“La política es el arte de lo posible... es la capacidad de escoger siempre en condiciones que cambian constantemente, lo menos dañino, lo más útil”. Las frases de Bismarck parecen una descripción adecuada de la concepción prevalente de la política hoy en el Perú. Habría que añadir que, a diferencia del político alemán, para el político criollo “lo más útil” es sobre todo aquello que le conviene personalmente y no tanto lo que es favorable para el interés general de la ciudadanía. Sea como fuere, la frase citada captura una concepción de la política despojada de todo sentido de búsqueda y trascendencia, convertida en la administración de un consenso ya dado. Y hoy ese consenso se centra en la idea de la infalibilidad del mercado, y en postular que la expectativa de rentabilidad del inversionista es la guía del interés común. Estas creencias han adquirido el estatuto de verdades de fe, tan autoevidentes que se presume que solo alguien cegado por la ignorancia, o por su propio interés, podría poner en duda.
Y es indudable que las políticas inspiradas en estas ideas han llevado, en las dos últimas décadas, a un crecimiento muy significativo que ha reducido la pobreza y potenciado enormemente el consumo. Pero también es cierto que esta visión niega que el ‘boom’ económico produzca las dinámicas que amenazan su propia sostenibilidad. Me refiero –centralmente– al desarrollo de un individualismo ultracompetitivo; al florecimiento de una cultura del éxito a cualquier precio; es decir, a una atmósfera que corroe los vínculos sociales, empezando por la familia y continuando con los que hacen posible toda clase de asociaciones. En medio de un empobrecimiento afectivo se hace muy problemática la interiorización de valores y normas que son la base de la institucionalidad, de la vigencia de la ley.
Al amenazante desfase entre el notable crecimiento económico y el deterioro de la institucionalidad se suele responder diciendo que el problema es educativo. Y que se podría solucionar elevando la calidad de la enseñanza. Pero no, el problema es más hondo. Educar en valores no es transmitir una información, ni enseñar una fórmula. La base de la educación es el afecto, salir al paso de la necesidad que tienen el niño y el joven por ser tratados con cariño y consideración; es decir, solo en la gratitud hacia la madre, el padre y el maestro es que las nuevas generaciones pueden hacer suyos los valores que se les pretende inculcar.

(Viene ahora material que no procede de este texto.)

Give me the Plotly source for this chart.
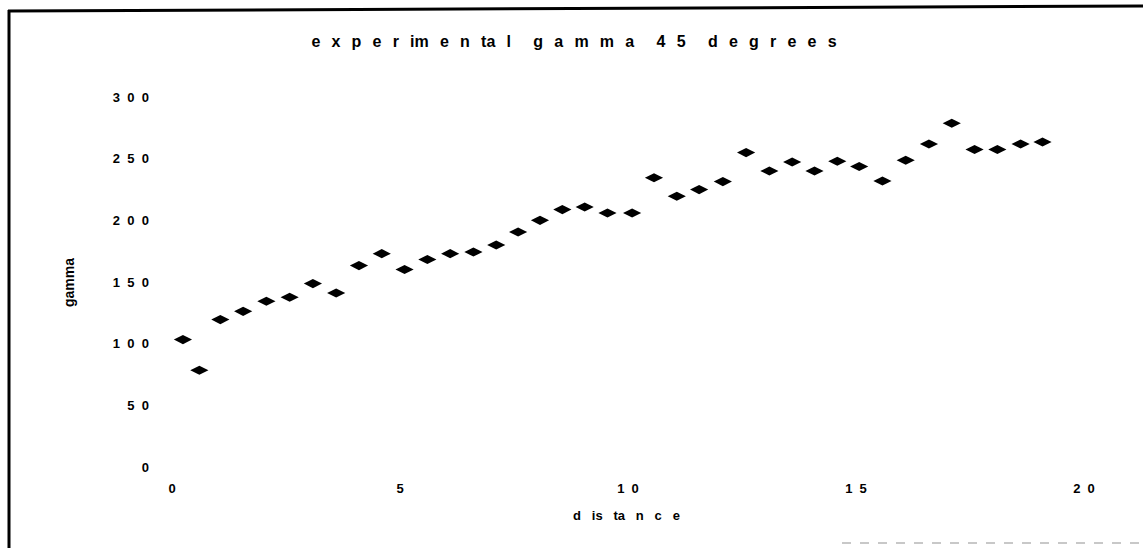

Si no hay figuras cercanas que sean ejemplos con quienes identificarse, el niño podrá memorizar todos los valores y normas, pero igual los olvidará sobre todo si observa que sus maestros exhiben ese desinterés que significa la negación práctica de todo lo enseñado. De situaciones como esta nace el cinismo que hoy prolifera en nuestra vida social.
El mercado supone vínculos afectivos que la propia ideología del “éxito a cualquier precio” tiende a deteriorar. El crecimiento no es sustentable sin una prevalencia de la ley en las actitudes de la mayoría de la población. De hecho hay una tensión entre la ideología del mercado y la vigencia de las normas. Tradicionalmente esta tensión ha sido amortiguada por la gratitud hacia la vida, por esa disposición que nos lleva a dar sin calcular lo que habremos de recibir, por esa locura alegre que podemos llamar amor, caridad o generosidad. Patente en las palabras que Shakespeare pone en boca de Julieta cuando se dirige a Romeo: “Cuanto más te doy, más tengo”. En realidad, la idea de una sociedad puramente mercantil basada en la reciprocidad del “doy para que me des” y “recibo para darte” es una ficción imposible, pues así no habría, para empezar, quien cuidara de los niños y ancianos. Pero la realidad se va acercando a esa ficción de pesadilla de manera que más importante que la virtud real es la apariencia de virtud, que es más rentable. Vamos hacia una sociedad de cinismo generalizado, carcomida por la corrupción y la delincuencia que son cara y sello de la misma moneda.
La política debe entenderse como el arte de hacer posible lo necesario. Y hoy en día lo necesario es reforzar en los hogares, escuelas, universidades y centros de trabajo, y en la propia calle, una lógica de la gratuidad sin la cual no hay vida social posible. No es un lujo sino una cuestión de sobrevivencia.